Once on course you will pass and be passed by other racers. Here are some insights for passing on course in tight single-track sections. If you are closing on a much slower rider in a different class, you can whoop, holler or rev your motor to signal that you are faster. This signal lets the slower rider look ahead to find room for a pass. If you hear a faster rider closing on you from behind and they signal for a pass then choose a safe line ahead to give the faster rider a safer opportunity for passing. If you can’t find room right away, maintain your speed until you find some room and move over. You do not need to stop, just give the faster rider a little room and they will pass. Often you will hear a faster racer yell, “Thanks!” when they pass.

The scoring gate will show a monitor with your race number and the race time remaining. Each time you roll through the scoring gate look at the time remaining. If there is time remaining you can complete another lap. When no time remains the scoring staff will wave the checkered flag as you roll through the scoring gate. The race is over. Congratulations, you have conquered a race!

After the Race

Once all the riders are in (usually about 20 minutes after the race ends), the results are calculated. The results are posted, a horn is honked, and there is a 15-minute protest period. This allows riders to look for mistakes in the scoring or possibly a competitor that did not choose to ride the entire course. After the protest period, awards are presented. Each promoter gives different amounts of awards at each race for each class. If you have any questions a Series Officer, Scoring Staff or you can ask just about anyone you see. AHSCS is one big family and everyone loves to help others.

Other Things to Remember

We try to keep our tracks and pits safe for all riders and spectators. Some tracks offer overnight camping. To keep things safe for everyone, the pit area requires very slow operation of motorcycles and vehicles.

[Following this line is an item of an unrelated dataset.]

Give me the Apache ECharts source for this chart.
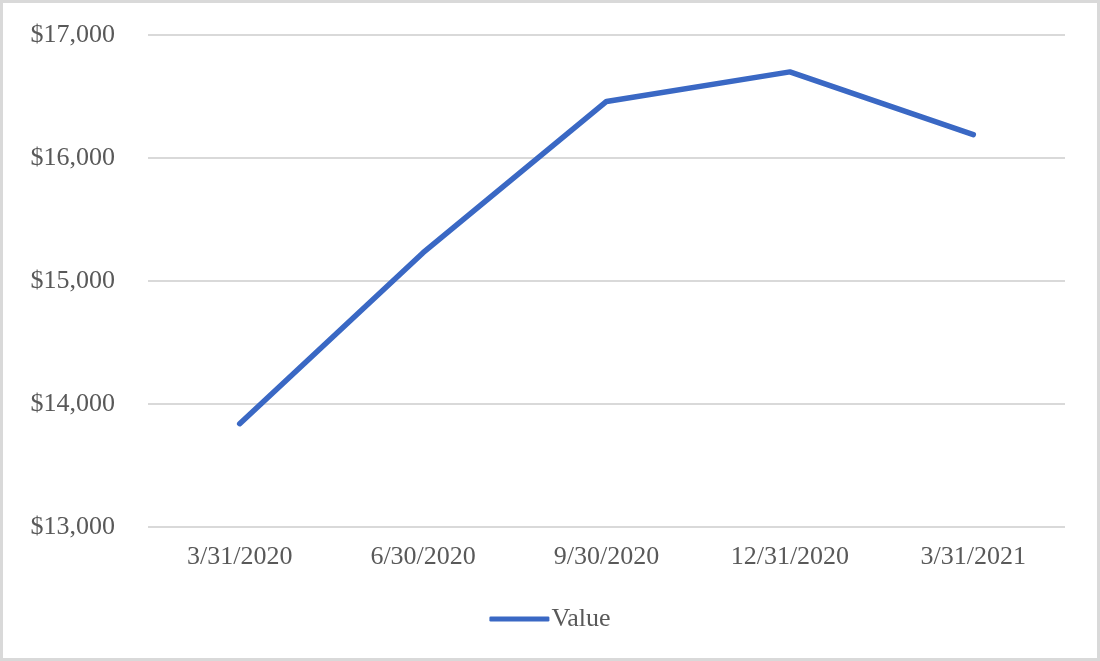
<!DOCTYPE html>
<html>
<head>
<meta charset="utf-8">
<script src="https://cdn.jsdelivr.net/npm/echarts@6/dist/echarts.min.js"></script>
<style>
html,body{margin:0;padding:0;background:#fff;}
#wrap{width:1100px;height:661px;box-sizing:border-box;border:3px solid #d9d9d9;background:#fff;}
#chart{width:1094px;height:655px;}
</style>
</head>
<body>
<div id="wrap"><div id="chart"></div></div>
<script>
const categories = ['3/31/2020', '6/30/2020', '9/30/2020', '12/31/2020', '3/31/2021'];
const values = [13840, 15230, 16460, 16700, 16190];
const seriesName = 'Value';
const yMin = 13000, yMax = 17000, yStep = 1000;

const chart = echarts.init(document.getElementById('chart'));
const font = '"Liberation Serif", "Times New Roman", serif';
chart.setOption({
  animation: false,
  grid: { left: 145, right: 32, top: 32, bottom: 131 },
  xAxis: {
    type: 'category',
    data: categories,
    boundaryGap: true,
    axisLine: { show: false },
    axisTick: { show: false },
    axisLabel: { color: '#595959', fontFamily: font, fontSize: 26, margin: 17 }
  },
  yAxis: {
    type: 'value',
    min: yMin, max: yMax, interval: yStep,
    axisLine: { show: false },
    axisTick: { show: false },
    splitLine: { lineStyle: { color: '#d9d9d9', width: 2 } },
    axisLabel: {
      color: '#595959', fontFamily: font, fontSize: 26, margin: 33,
      formatter: v => '$' + v.toLocaleString('en-US')
    }
  },
  legend: {
    top: 598, left: 'center',
    icon: 'roundRect', itemWidth: 60, itemHeight: 5, itemGap: 10,
    textStyle: { color: '#595959', fontFamily: font, fontSize: 26, padding: [0,0,0,-3] },
    data: [seriesName]
  },
  series: [{
    name: seriesName,
    type: 'line',
    data: values,
    symbol: 'none',
    lineStyle: { color: '#3a68c4', width: 5.5, cap: 'round', join: 'round' },
    itemStyle: { color: '#3a68c4' }
  }]
});
</script>
</body>
</html>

Always remember that children are playing all around the area and are sometimes hard to see. We hope you will come give us a try and become a part of the Arkansas Hare Scramble Family.

If you find racing to be fun, maybe you should experience the fun of helping with the set up of a race. The entire organization is made up of volunteers. Volunteers who do it for the love of the sport set up races. If you see one tell them thanks and offer to volunteer.